President Trump signed an executive order on Thursday to establish a national “crypto reserve,” comprised primarily of Bitcoin, a move that has stirred controversy and drawn accusations of a plan to benefit crypto investors.
The foundation of this reserve will be a significant Bitcoin holding, estimated to be worth as much as $17 billion, accumulated by the United States through seizures in legal cases over time. The order also directs federal agencies to devise strategies for purchasing additional Bitcoin, the most prominent digital currency.
“This Executive Order underscores President Trump’s commitment to making the U.S. the ‘crypto capital of the world,'” said David Sacks, the White House’s crypto and A.I. policy advisor, in a social media post. He further characterized the reserve as a “digital Fort Knox,” suggesting that the government will not sell any Bitcoin within the reserve.

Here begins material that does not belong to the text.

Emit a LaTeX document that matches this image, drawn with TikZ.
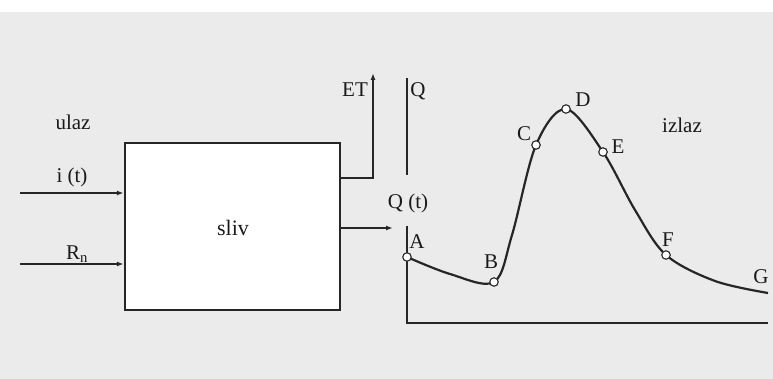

Since Trump took office in January, his administration has moved rapidly to support the cryptocurrency industry, a sector known for its volatility that has previously faced challenges with federal regulators. The Securities and Exchange Commission has ended legal actions against two key U.S. crypto businesses and stopped investigations into several others. Additionally, a “crypto summit” is scheduled at the White House, marking a first for such an event.
Mr. Trump’s personal involvement in the success of the crypto industry has raised conflict of interest concerns among government ethics experts. Last year, he initiated a business, World Liberty Financial, with a cryptocurrency called WLFI. Just days before his inauguration, he started selling a memecoin, a type of cryptocurrency connected to online humor or a celebrity figure.